Sollecitata ancora una volta sulla questione, rivela, sorridendo: “non vedo l’ora di non parlare più di questo, o meglio di non dover rinunciare, nelle interviste, a una parte del discorso sul mio cinema, sul linguaggio, i personaggi, la sceneggiatura, proprio come fanno gli uomini. Lo faccio volentieri, perché è una battaglia politicamente rilevante e necessaria, ma spero che le mie nipoti non debbano perdano più tempo per questo.” (Leggi qui l’intervista a Maura Delpero)
Il cinema al femminile non poteva non essere un altro tema forte di una serata dalla decisa impronta politica come questa. Ed è interessante notare, per tornare alla questione della comunità europea del cinema, quanto sia legato alla co-produzione, come sottolinea la produttrice macedone Labina Mitevska, nel suo vibrante discorso di ringraziamento per l’ottenimento dell’ Eurimages Co-Production Award, che le è stato consegnato dall’attrice Noomi Rapace:
“Grazie Eurimages per averci mostrato la bellezza e l’importanza della co-produzione. 25 anni fa, quando ho iniziato, ero l’unica donna produttrice, e mia sorella (la regista Teona Mitsevska, n.d.r.) la prima regista, in un bellissimo e piccolo paese balcanico ancora molto machista: volevamo fare co-produzioni europee, coinvolgendo altre donne, fare film senza compromessi. E grazie a ognuno di voi, – ha concluso rivolgendosi alla platea – per fare film così belli. Che, cambieranno il mondo!”.
Per concludere la lista dei premiati, il Miglior Film della categoria Animazione, (i cui titoli da quest’anno, assieme ai film Documentari, concorrevano anche come Miglior Film) è Flow di Gints Zilbalodis. L’European Young Audience Award è andato a The remarkable Life of Ibelin di Benjamin Ree, mentre l’European University Film Award a Three Kilometres to the End of the World di Emanuel Pârvu.

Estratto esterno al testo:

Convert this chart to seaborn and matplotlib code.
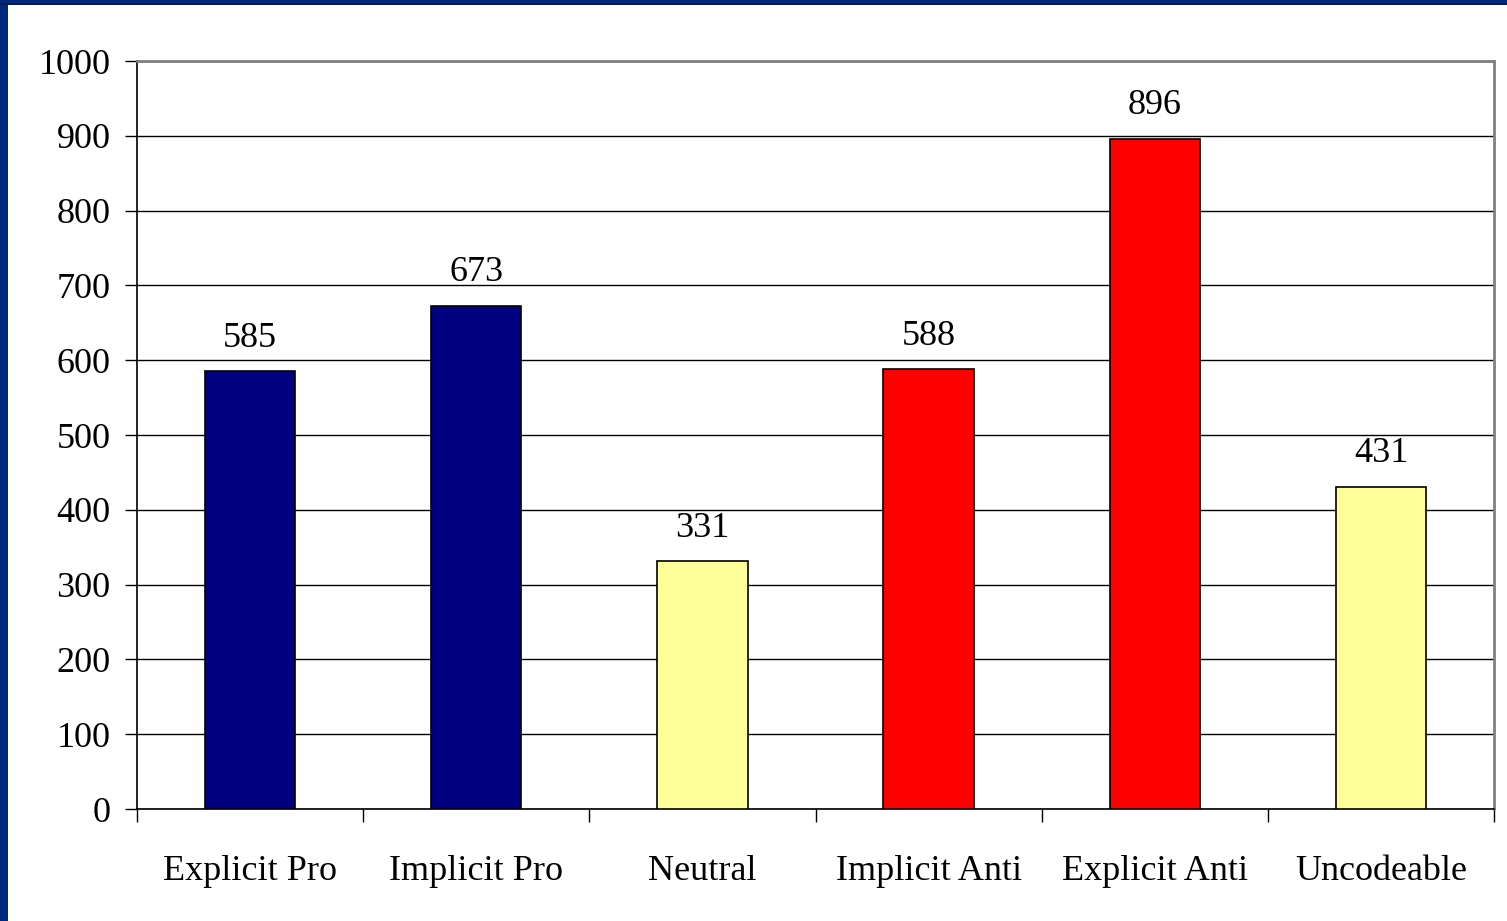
import matplotlib
matplotlib.use("Agg")
import matplotlib.pyplot as plt
import seaborn as sns
import pandas as pd
from matplotlib.patches import Rectangle

categories = ["Explicit Pro", "Implicit Pro", "Neutral", "Implicit Anti", "Explicit Anti", "Uncodeable"]
values = [585, 673, 331, 588, 896, 431]
colors = ["#000080", "#000080", "#FFFF99", "#FF0000", "#FF0000", "#FFFF99"]
yticks = [0, 100, 200, 300, 400, 500, 600, 700, 800, 900, 1000]

sns.set_theme(style="white")
plt.rcParams['font.family'] = ['Liberation Serif', 'DejaVu Serif']
plt.rcParams['text.color'] = 'black'
plt.rcParams['xtick.color'] = 'black'
plt.rcParams['ytick.color'] = 'black'
plt.rcParams['axes.labelcolor'] = 'black'

FS = 26

fig = plt.figure(figsize=(15.07, 9.21), dpi=100)
fig.patch.set_facecolor("#00287F")
fig.add_artist(Rectangle((8/1507, 0), 1, (921-5)/921, transform=fig.transFigure,
                         facecolor="white", edgecolor="none", zorder=0))
fig.add_artist(Rectangle((0, (921-5)/921), 1, 2/921, transform=fig.transFigure,
                         facecolor="#0a1a40", edgecolor="none", zorder=0))

ax = fig.add_axes([137/1507, 112/921, (1494-137)/1507, (809-61)/921])
ax.set_facecolor("white")
df = pd.DataFrame({"cat": categories, "val": values})
sns.barplot(data=df, x="cat", y="val", hue="cat", palette=colors, dodge=False,
            saturation=1, width=0.4, edgecolor="black", linewidth=1.2,
            legend=False, ax=ax, zorder=3)

for c in ax.containers:
    ax.bar_label(c, fmt="%d", padding=12, fontsize=FS, color="black")

ax.set_ylim(0, 1000)
ax.set_xlim(-0.5, len(categories) - 0.5)
ax.set_yticks(yticks)
ax.set_yticklabels([str(v) for v in yticks], fontsize=FS, color="black")
ax.set_xticks(range(len(categories)))
ax.set_xticklabels(categories, fontsize=FS, color="black")
ax.set_xticks([i - 0.5 for i in range(len(categories) + 1)], minor=True)
ax.tick_params(axis="x", which="major", length=0, pad=33, labelcolor="black")
ax.tick_params(axis="x", which="minor", length=9, width=1, color="black", direction="out", bottom=True)
ax.tick_params(axis="y", which="major", length=9, width=1, color="black", direction="out", left=True,
               pad=10, labelcolor="black")
ax.yaxis.grid(True, color="black", linewidth=1)
ax.set_axisbelow(True)
ax.set_xlabel("")
ax.set_ylabel("")
for s in ["left", "bottom"]:
    ax.spines[s].set_color("black")
    ax.spines[s].set_linewidth(1.2)
for s in ["top", "right"]:
    ax.spines[s].set_color("#808080")
    ax.spines[s].set_linewidth(2)

fig.savefig("out.png", dpi=100, facecolor=fig.get_facecolor())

Un’ultima nota, di politica questa, tutta interna (all’Accademia): nulla togliendo alla qualità dei film premiati, è impossibile non notare con un pò di dispiacere, che, almeno nei tre anni che Cinema&Video International ha seguito la cerimonia degli EFA, c’è sempre stato un titolo che ha fatto da “asso piglia tutto”: è accaduto nel 2022 con Triangle of Sadness, nel 2023 con Anatomia di una Caduta. Quest’anno con Emilia Perez.

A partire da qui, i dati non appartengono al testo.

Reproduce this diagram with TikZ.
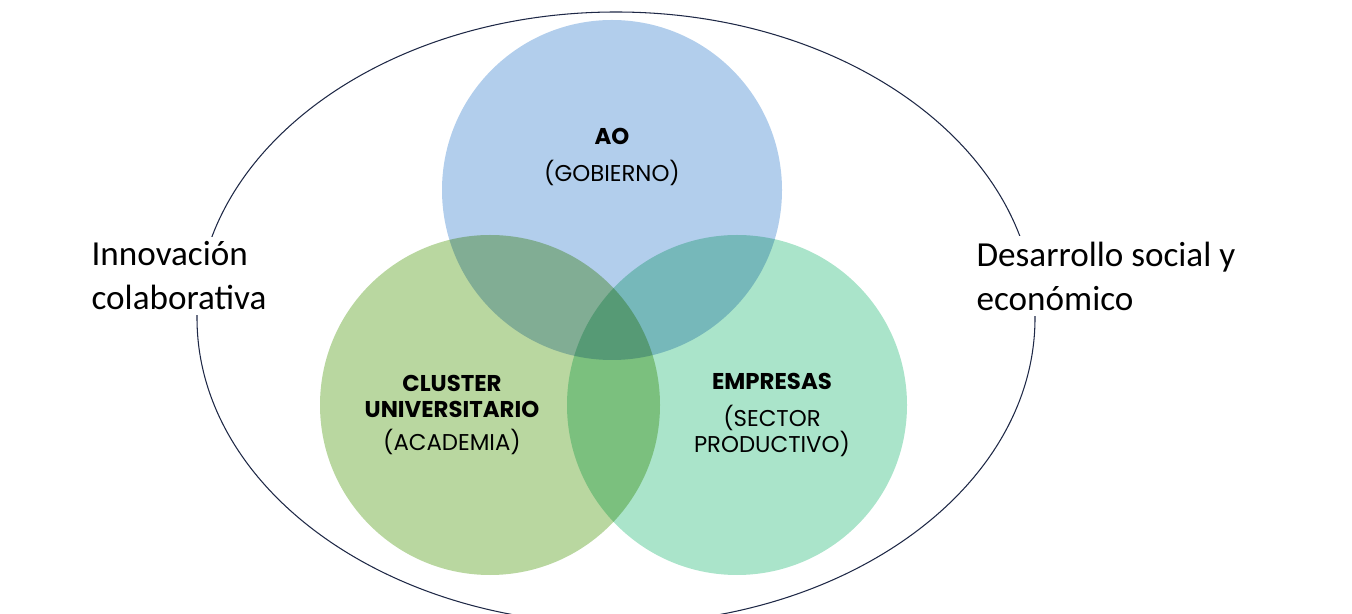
\documentclass[tikz,border=0pt]{standalone}
\usepackage{fontspec}
\setmainfont{Carlito}
\newfontfamily\lblfont{Poppins}
\begin{document}
\begin{tikzpicture}[x=0.02cm,y=-0.02cm]
\tikzset{
  circ/.style={circle,minimum size=340*0.02cm,inner sep=0pt,draw=none},
  lbl/.style={align=center,font=\lblfont\fontsize{13}{17}\selectfont,text=black},
  side/.style={align=left,anchor=west,fill=white,inner sep=3pt,font=\fontsize{20}{25}\selectfont}
}
\useasboundingbox (0,0) rectangle (1352,614);
\draw[color={rgb,255:red,30;green,40;blue,70},semithick] (616,318) ellipse[x radius=419,y radius=306];
\begin{scope}[blend group=multiply]
\node[circ,fill={rgb,255:red,178;green,206;blue,236}] (gob) at (612,190) {};
\node[circ,fill={rgb,255:red,185;green,215;blue,160}] (aca) at (490,405) {};
\node[circ,fill={rgb,255:red,170;green,228;blue,202}] (emp) at (737,405) {};
\end{scope}
\node[lbl] (gobt) at (612,157) {\textbf{AO}\\[4pt](GOBIERNO)};
\node[lbl] (acat) at (452,415) {\textbf{CLUSTER}\\[-2pt]\textbf{UNIVERSITARIO}\\[2pt](ACADEMIA)};
\node[lbl] (empt) at (772,415) {\textbf{EMPRESAS}\\[4pt](SECTOR\\[-2pt]PRODUCTIVO)};
\node[side] (inno) at (86,276) {Innovación\\colaborativa};
\node[side] (desa) at (971,276) {Desarrollo social y\\económico};
\end{tikzpicture}
\end{document}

I motivi possono essere molti.
Uno potrebbe ad esempio, che i votanti vadano sul sicuro, sui titoli che conoscono e stimano senza guardare tutte le opere proposte? Se così fosse, ci farebbe piacere vedere più apertura all’interno di un’istituzione nata per promuovere il cinema europeo nella sua diversità.